Felix Schotland, Vorstandsmitglied der Synagogen-Gemeinde, unterstrich: »Die Bahn soll ein Zeichen sein, dass wir zur Mitte dieser unserer Gesellschaft gehören und in den vergangenen 1700 Jahren einen erheblichen Teil zur Entwicklung unserer Heimatstadt Köln beigetragen haben.« Antisemitismus solle »in unserer Stadt keine noch so klitzekleine Berechtigung finden«. Die Bahn solle darüber hinaus dazu beitragen, »dass Hass und Hetze kein Teil der Kölner Lebensart, kein Teil des Kölner Denkens und der Kölner Politik sind«.
ALTSTADT Und was sagen die Fahrgäste? Am Zülpicher Platz und am Rudolfplatz in der Kölner Innenstadt kommt die Tram gut an. »Schön, einfach nur schön«, bewertet die 57-jährige Liane Pohl die Ak-tion. »Das ist doch super«, entfährt es Noah, dem Schüler einer Kölner Gesamtschule, und mit hörbaren Stolz ergänzt der Jugendliche: »Ich kenne auch das ehemalige jüdische Viertel am Rathaus in der Altstadt.«
Sein Mitschüler Felix freut sich auf das Festjahr und findet es »einfach nur toll«, dass ein Jahr lang gefeiert werden soll. Lilly, die Klassenkameradin der beiden Jungen, hofft nur, »dass trotz Corona alles wie geplant stattfinden kann oder sonst hoffentlich verschoben und nicht abgesagt wird«.
Viele Fahrgäste finden die Aktion der Bahn richtig gut.
Thomas Naujoks begrüßt die Aktion mit dem Stadtbahnwagen. Der 51-jährige Kölner bekennt freimütig: »Ich wusste bislang nicht, dass Juden schon seit 1700 Jahren hier sind.« Gut findet er auch, »dass unsere Oberbürgermeisterin so dahintersteht«.

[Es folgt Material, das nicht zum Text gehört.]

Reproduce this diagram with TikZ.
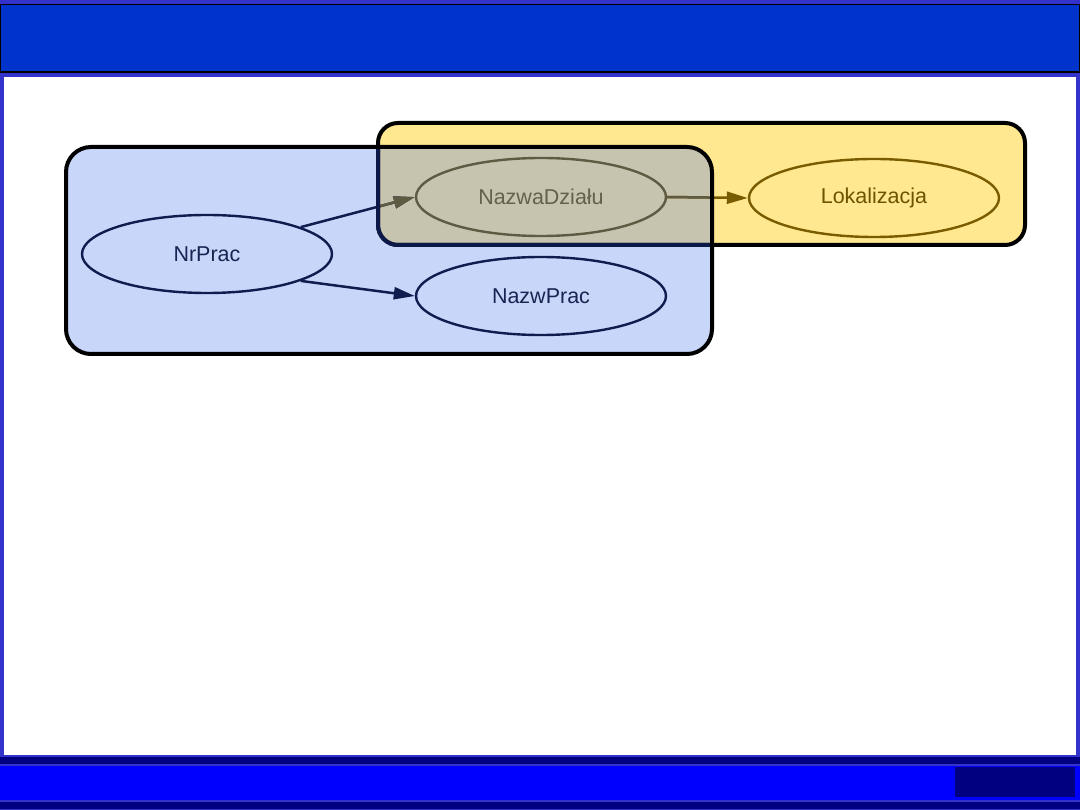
\documentclass[tikz,border=0pt]{standalone}
\usepackage{fontspec}
\setmainfont{Liberation Sans}
\usetikzlibrary{shapes.geometric,arrows.meta}
\definecolor{framec}{HTML}{3333CC}
\definecolor{headc}{HTML}{0033CC}
\definecolor{footc}{HTML}{0000FF}
\definecolor{navyc}{HTML}{000080}
\definecolor{bluefill}{HTML}{C8D6FA}
\definecolor{yelfill}{HTML}{FFE890}
\definecolor{ovfill}{HTML}{C6C4AF}
\definecolor{navyline}{HTML}{0F1C4E}
\definecolor{navytext}{HTML}{1A2452}
\definecolor{oliveline}{HTML}{5F5A42}
\definecolor{olivetext}{HTML}{656049}
\definecolor{brownline}{HTML}{7A5C00}
\definecolor{browntext}{HTML}{6C5300}
\definecolor{tintborder}{HTML}{0B1848}
\tikzset{
  attr/.style={ellipse, minimum width=250pt, minimum height=78pt, inner sep=0pt, line width=2.4pt, font=\fontsize{21.5}{26}\selectfont},
  bluenode/.style={attr, draw=navyline, text=navytext},
  ovnode/.style={attr, draw=oliveline, text=olivetext},
  yelnode/.style={attr, draw=brownline, text=browntext},
  edge/.style={line width=2.5pt, -{Triangle[length=21pt,width=12pt]}},
  clusterline/.style={line width=4pt},
}
\begin{document}
\begin{tikzpicture}[x=1pt,y=-1pt]
\useasboundingbox (0,0) rectangle (1080,810);
% frame
\fill[framec] (0,0) rectangle (1080,810);
\fill[white] (4,77) rectangle (1076,755);
\fill[headc, draw=black, line width=1pt] (0.5,4.5) rectangle (1079.5,72);
\fill[black] (0,71) rectangle (1080,73.5);
\fill[navyc] (0,757) rectangle (1080,764);
\fill[footc] (0,766) rectangle (1080,800);
\fill[navyc] (955,767) rectangle (1075,797);
\fill[navyc] (0,802) rectangle (1080,809);
% cluster fills
\fill[yelfill, rounded corners=20pt] (378,123) rectangle (1025,245);
\fill[bluefill, rounded corners=25pt] (66,147) rectangle (712,354);
\begin{scope}
  \clip[rounded corners=25pt] (66,147) rectangle (712,354);
  \fill[ovfill, rounded corners=20pt] (378,123) rectangle (1025,245);
\end{scope}
% nodes
\node[bluenode] (nr) at (207,254) {NrPrac};
\node[ovnode] (nd) at (541,197) {NazwaDziału};
\node[bluenode] (np) at (541,296) {NazwPrac};
\node[yelnode] (lk) at (874,198) {Lokalizacja};
% edges
\draw[edge, navyline] (nr.16) -- (nd.west);
\begin{scope}
  \clip[rounded corners=20pt] (380,125) rectangle (1023,243);
  \draw[edge, oliveline] (nr.16) -- (nd.west);
\end{scope}
\draw[edge, navyline] (nr.344) -- (np.west);
\draw[edge, brownline] (nd.east) -- (lk.west);
\begin{scope}
  \clip[rounded corners=25pt] (66,147) rectangle (712,354);
  \draw[edge, oliveline] (nd.east) -- (lk.west);
\end{scope}
% cluster borders
\draw[clusterline, black, rounded corners=20pt] (378,123) rectangle (1025,245);
\begin{scope}
  \clip[rounded corners=25pt] (66,147) rectangle (712,354);
  \draw[clusterline, tintborder, rounded corners=20pt] (378,123) rectangle (1025,245);
\end{scope}
\draw[clusterline, black, rounded corners=25pt] (66,147) rectangle (712,354);
\end{tikzpicture}
\end{document}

REAKTIONEN Sehr angetan von dem Niederflurwagen ist auch Annika Stregger. Die 27 Jahre alte Geschichtsstudentin räumt ein, dass ihr erst an der Universität in einem Seminar über mittelalterliche Geschichte bewusst geworden sei, »dass Juden, jüdisches Leben und Gemeinden schon so lange in Köln sind«. Das werde in ihren Augen leider viel zu wenig thematisiert, weil jüdisches Leben meist nur im Zusammenhang mit der Zeit des Nationalsozialismus gesehen werde. »Dass Juden seit 1700 Jahren fester Bestandteil nicht nur dieser Stadt, sondern unserer Gesellschaft überhaupt sind, muss gerade in der heutigen Zeit viel mehr in die Öffentlichkeit.«
Das sieht auch Anni Schorn so. Die 87-jährige Rentnerin hat viel erlebt in ihrem langen Leben: »Ach, die Juden. Die werden immer verjagt, wo sie sich gerade aufhalten. Das muss doch endlich aufhören!« Sie hofft, dass mit solchen Aktionen wie der eigens gestalteten Bahn ein Beitrag dazu geleistet werden kann.
Ob das gelingen wird? Er habe schon eine Reihe von kritischen Stimmen gehört, berichtet Tobias Hartung. Der studierte Landschaftsarchitekt, der gerade auf der Suche nach einem Ausbildungsplatz ist, findet es nach eigenem Bekunden »einfach nur beknackt«, dass es Leute gibt, die sich darüber beklagen, dass Juden durch solche Aktionen herausgestellt würden, andere aber nicht. Der 24-Jährige findet die »Message« der Bahn »richtig gut« und verabschiedet sich beim Einsteigen in die Bahn mit einem freudigen »Schalömchen!«.